● **Records provided**:

+ + + + + + +

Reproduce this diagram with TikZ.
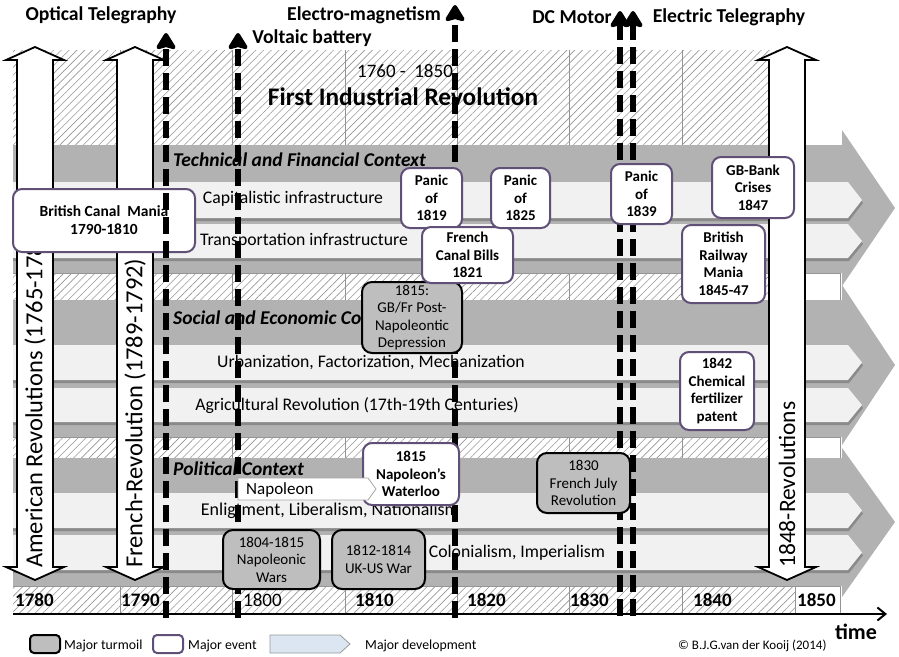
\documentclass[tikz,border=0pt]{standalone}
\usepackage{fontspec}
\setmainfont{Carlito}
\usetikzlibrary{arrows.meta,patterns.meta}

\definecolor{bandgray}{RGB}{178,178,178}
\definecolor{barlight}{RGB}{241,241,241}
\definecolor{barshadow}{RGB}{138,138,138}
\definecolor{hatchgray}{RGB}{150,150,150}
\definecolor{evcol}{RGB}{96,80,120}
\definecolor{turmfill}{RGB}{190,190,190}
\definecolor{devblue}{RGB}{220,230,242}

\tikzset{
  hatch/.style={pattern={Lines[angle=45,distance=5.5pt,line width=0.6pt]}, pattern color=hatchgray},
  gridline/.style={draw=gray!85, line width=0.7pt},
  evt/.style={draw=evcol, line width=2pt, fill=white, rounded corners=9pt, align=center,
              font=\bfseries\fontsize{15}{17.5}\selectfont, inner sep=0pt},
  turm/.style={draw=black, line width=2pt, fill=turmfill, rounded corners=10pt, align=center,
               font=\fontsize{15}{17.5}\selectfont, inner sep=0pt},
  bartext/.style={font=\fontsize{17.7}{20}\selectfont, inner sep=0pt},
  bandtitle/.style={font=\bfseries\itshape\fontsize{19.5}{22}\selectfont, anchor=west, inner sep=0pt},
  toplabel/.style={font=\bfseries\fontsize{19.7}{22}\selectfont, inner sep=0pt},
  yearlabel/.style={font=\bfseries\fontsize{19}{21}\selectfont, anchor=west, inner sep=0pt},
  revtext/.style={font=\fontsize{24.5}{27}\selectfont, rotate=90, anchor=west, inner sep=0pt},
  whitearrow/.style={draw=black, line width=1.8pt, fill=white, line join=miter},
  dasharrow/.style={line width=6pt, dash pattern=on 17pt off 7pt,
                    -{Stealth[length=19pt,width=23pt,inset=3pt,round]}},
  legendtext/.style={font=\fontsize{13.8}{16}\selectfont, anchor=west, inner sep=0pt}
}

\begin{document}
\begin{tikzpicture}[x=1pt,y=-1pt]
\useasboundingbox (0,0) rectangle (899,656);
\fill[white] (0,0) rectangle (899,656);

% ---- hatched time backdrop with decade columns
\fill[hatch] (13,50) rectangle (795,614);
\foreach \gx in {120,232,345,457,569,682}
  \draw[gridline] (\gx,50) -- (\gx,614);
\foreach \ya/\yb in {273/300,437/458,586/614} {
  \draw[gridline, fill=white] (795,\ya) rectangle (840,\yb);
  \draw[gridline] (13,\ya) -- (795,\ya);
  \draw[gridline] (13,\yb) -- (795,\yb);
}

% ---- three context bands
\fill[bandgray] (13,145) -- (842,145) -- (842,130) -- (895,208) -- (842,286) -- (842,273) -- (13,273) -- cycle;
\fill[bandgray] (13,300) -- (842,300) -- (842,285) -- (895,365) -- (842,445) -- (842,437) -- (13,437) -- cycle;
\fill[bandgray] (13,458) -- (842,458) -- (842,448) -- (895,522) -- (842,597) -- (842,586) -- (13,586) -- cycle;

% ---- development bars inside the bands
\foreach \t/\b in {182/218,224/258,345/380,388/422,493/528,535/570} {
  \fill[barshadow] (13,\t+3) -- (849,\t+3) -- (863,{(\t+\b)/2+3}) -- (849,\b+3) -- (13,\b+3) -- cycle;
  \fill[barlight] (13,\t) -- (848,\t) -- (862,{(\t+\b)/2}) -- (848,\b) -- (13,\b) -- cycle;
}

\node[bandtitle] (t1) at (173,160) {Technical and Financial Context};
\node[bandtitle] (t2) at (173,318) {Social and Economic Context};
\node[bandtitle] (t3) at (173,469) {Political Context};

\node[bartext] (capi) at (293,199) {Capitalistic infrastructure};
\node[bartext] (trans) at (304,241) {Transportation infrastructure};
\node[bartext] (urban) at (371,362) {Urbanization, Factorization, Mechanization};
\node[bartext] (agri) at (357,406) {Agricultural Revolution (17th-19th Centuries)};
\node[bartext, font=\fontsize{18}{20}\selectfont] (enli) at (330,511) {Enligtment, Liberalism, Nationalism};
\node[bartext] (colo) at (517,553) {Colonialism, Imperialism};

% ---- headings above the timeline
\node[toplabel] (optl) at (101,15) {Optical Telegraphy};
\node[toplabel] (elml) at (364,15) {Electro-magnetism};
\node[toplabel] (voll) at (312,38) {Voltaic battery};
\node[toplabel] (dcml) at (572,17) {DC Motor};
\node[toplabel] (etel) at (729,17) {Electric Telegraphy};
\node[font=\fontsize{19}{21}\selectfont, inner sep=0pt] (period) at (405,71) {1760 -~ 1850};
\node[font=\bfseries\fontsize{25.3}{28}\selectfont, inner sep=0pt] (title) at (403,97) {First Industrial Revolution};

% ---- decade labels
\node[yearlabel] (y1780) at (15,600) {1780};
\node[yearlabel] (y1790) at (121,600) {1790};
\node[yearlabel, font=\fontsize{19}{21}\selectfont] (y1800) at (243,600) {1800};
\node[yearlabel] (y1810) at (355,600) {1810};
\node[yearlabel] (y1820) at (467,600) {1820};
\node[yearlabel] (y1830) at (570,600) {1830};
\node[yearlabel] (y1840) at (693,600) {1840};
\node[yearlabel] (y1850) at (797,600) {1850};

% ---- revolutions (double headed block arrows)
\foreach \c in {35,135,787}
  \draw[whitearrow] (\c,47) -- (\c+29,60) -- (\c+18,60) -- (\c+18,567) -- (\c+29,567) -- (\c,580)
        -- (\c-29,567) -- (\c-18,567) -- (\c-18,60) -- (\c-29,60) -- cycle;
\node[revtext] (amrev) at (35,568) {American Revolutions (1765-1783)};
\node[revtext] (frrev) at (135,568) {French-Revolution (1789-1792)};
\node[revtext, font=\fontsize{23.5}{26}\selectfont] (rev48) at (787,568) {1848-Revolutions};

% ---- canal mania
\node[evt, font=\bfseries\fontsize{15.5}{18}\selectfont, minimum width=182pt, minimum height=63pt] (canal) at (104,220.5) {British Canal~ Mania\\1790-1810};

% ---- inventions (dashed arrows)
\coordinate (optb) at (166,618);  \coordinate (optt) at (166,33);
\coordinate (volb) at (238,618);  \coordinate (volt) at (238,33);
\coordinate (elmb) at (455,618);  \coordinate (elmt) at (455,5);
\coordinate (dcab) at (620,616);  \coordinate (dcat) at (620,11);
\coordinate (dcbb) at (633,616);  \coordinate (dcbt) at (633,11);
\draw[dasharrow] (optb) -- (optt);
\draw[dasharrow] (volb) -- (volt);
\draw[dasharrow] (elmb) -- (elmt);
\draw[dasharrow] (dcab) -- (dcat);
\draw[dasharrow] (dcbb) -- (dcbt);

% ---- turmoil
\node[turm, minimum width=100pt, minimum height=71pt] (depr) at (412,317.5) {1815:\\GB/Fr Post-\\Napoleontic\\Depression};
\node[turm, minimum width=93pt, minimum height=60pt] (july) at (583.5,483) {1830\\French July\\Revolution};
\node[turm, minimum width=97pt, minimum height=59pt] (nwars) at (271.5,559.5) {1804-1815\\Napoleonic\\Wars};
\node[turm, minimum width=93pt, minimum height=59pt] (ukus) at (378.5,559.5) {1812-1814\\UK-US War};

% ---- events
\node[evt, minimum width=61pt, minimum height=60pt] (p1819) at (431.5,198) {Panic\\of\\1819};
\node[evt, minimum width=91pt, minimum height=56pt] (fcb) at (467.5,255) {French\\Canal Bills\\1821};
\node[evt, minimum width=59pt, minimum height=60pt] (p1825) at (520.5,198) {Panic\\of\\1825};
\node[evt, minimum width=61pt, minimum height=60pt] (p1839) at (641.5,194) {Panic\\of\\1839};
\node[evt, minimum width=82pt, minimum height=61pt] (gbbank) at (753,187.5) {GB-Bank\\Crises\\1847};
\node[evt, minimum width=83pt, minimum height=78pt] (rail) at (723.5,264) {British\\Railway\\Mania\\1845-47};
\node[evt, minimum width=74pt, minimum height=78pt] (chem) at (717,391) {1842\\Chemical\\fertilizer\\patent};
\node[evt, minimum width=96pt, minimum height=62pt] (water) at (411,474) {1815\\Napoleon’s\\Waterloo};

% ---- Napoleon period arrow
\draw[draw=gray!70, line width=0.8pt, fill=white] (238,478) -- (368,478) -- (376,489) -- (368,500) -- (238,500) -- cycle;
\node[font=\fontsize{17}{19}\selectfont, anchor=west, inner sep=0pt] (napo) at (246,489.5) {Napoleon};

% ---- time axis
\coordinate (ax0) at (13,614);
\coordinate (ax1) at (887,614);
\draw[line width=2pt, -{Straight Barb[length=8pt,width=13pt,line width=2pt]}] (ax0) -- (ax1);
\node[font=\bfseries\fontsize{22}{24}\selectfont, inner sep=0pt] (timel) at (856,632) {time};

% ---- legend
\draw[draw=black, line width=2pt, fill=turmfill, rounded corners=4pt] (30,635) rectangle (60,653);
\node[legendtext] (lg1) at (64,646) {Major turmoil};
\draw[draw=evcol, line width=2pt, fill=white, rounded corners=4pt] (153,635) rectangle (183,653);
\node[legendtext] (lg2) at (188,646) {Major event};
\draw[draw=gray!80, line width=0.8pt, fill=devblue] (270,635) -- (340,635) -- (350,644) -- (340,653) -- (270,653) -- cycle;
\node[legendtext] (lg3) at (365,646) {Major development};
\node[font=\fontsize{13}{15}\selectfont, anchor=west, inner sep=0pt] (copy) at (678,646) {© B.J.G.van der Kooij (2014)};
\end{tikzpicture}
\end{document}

+ + + + + + +

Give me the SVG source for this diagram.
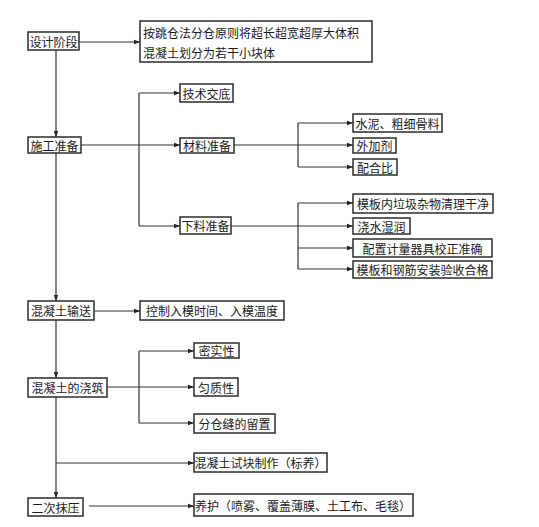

+ + + + + + +

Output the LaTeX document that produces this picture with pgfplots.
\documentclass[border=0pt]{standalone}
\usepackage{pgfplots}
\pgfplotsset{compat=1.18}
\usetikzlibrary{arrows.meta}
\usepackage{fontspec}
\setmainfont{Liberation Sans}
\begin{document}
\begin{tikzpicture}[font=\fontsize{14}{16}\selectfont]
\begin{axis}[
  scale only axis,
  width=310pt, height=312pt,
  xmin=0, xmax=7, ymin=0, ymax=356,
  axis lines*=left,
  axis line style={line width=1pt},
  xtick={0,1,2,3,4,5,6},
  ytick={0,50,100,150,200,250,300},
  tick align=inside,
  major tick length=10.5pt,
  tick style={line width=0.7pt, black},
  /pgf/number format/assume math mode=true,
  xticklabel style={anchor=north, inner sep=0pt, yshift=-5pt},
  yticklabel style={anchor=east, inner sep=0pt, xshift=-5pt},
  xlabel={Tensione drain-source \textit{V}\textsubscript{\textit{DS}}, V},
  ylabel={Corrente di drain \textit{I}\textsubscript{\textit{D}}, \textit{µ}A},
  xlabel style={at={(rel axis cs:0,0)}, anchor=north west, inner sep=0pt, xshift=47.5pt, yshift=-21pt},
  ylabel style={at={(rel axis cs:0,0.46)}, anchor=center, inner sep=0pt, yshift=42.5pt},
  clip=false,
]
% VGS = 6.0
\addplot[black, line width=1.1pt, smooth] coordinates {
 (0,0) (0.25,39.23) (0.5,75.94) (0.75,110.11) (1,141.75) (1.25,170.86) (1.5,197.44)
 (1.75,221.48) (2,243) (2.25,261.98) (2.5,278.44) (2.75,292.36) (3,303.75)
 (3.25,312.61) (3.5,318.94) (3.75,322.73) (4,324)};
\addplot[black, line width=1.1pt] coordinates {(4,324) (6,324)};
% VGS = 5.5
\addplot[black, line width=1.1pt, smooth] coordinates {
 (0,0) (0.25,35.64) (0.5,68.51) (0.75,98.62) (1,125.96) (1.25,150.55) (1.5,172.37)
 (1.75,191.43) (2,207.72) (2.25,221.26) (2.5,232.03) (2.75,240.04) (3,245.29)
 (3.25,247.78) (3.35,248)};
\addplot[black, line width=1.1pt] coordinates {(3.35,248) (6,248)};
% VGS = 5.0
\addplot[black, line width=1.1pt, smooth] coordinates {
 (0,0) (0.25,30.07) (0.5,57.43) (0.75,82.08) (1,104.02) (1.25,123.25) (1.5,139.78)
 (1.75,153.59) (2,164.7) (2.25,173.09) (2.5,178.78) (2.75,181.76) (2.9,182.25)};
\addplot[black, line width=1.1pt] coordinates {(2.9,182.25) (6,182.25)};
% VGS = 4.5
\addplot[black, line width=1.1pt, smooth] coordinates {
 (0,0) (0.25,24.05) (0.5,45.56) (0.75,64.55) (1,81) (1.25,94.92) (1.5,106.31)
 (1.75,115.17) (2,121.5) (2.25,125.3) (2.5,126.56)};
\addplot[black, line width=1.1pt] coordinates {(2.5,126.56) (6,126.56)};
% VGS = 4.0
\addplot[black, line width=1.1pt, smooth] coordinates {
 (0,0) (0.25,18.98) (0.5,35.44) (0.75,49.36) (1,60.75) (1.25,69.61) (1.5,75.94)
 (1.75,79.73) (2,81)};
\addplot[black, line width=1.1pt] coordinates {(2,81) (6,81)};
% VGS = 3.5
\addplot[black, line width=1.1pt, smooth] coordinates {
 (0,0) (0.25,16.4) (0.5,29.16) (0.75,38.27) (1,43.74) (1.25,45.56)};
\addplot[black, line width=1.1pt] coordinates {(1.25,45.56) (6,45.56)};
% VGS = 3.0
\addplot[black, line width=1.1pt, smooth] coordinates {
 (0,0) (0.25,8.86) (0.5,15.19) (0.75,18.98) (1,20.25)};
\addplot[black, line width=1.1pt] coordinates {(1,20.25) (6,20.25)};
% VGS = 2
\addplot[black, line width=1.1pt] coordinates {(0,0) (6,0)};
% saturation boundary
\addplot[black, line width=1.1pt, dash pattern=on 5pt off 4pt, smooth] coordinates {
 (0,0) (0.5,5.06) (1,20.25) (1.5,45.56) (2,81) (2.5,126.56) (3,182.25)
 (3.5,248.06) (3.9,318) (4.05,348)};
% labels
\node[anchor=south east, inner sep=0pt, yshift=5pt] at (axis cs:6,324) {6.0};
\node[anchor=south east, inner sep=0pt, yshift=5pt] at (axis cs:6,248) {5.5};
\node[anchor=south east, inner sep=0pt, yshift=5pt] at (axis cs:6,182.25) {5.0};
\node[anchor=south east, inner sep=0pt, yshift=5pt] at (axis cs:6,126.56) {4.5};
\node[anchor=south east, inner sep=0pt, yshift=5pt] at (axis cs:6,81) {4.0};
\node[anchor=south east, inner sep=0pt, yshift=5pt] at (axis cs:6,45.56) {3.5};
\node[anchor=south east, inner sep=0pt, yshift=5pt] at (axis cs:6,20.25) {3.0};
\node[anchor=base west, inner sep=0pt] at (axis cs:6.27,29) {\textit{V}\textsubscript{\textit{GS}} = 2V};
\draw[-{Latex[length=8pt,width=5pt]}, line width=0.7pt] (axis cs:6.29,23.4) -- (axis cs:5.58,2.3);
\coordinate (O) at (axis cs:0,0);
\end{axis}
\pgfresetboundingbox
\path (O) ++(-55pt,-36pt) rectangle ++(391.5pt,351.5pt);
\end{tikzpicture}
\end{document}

+ + + + + + +

● **What you will do**: Pick out all lines containing the string "this".

● **Correct result**:
Reproduce this diagram with TikZ.
Give me the SVG source for this diagram.
Output the LaTeX document that produces this picture with pgfplots.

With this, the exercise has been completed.